Working with Feigl until 1998 and then with her successor Karen Ristau from 1998 to 2002, White proved himself to be an academic innovator and a brilliant grant writer.

Under White's direction, Saint Mary's hosted the first "Play of the Mind Conference" in 1992, an event which brought faculty and students from dozens of institutions across the country for a weekend creative and intellectual engagement. It ran for 12 straight years and was placed on hiatus for the Presidential search in 2003.

Hoping to foster faculty and curriculum development White founded The Center for Academic Innovation (CFAI) in 1993. The Center became the base for some of the College's most respected and applied to programs including the Student Independent Study and Research (SISTAR) grant, a student-faculty research opportunity, and the Collaborative Study and Research Program (COSTAR), a faculty team research opportunity.

"He was very good at bringing creative ideas in how we could improve the intellectual environment of the College," Feigl said. "He brought a lot of money to the College."

Perhaps White's biggest coup came when he wrote a proposal to establish CWIL, an academic think tank dedicated to women researching and educating in the field of intercultural relations on a local, nation and global level.

The Lilly Endowment granted the College an initial $12 million dollars - followed a few years later by additional money - and in 2000, CWIL was born.
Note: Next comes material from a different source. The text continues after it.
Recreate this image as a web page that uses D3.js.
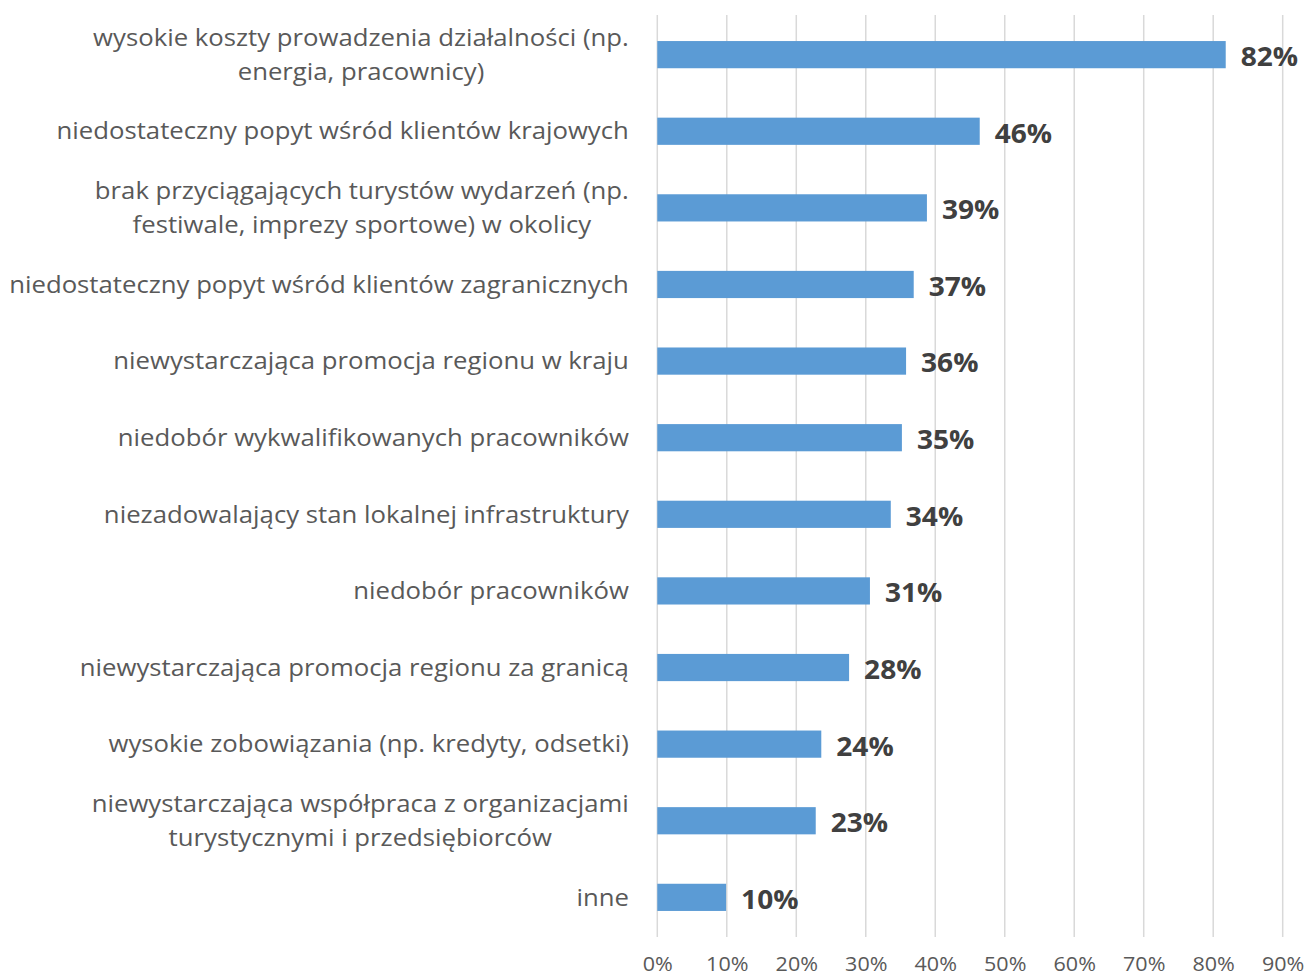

White went on to hire 15 CWIL fellows, some who later became full-time faculty members.

In 2002 Ristau announced she was stepping down as dean of faculty and White was named interim dean. Shortly thereafter, then-College president Marilou Eldred announced her retirement.

Not wanting to have both a search for a new president and new dean being conducted at the same time, the College dropped the interim from White's title.

With Carol Mooney well established in the president's office, White discussed his desire to return to teaching with her, and Mooney made the announcement to the faculty Aug. 17.

A national search for White's replacement will soon be underway. A search committee chaired by Mooney and comprised of four faculty members selected by the faculty assembly, two faculty members appointed by Mooney and one student representative is being assembled in the next week.

Internal candidates are also being considered, College spokeswoman Melanie McDonald said.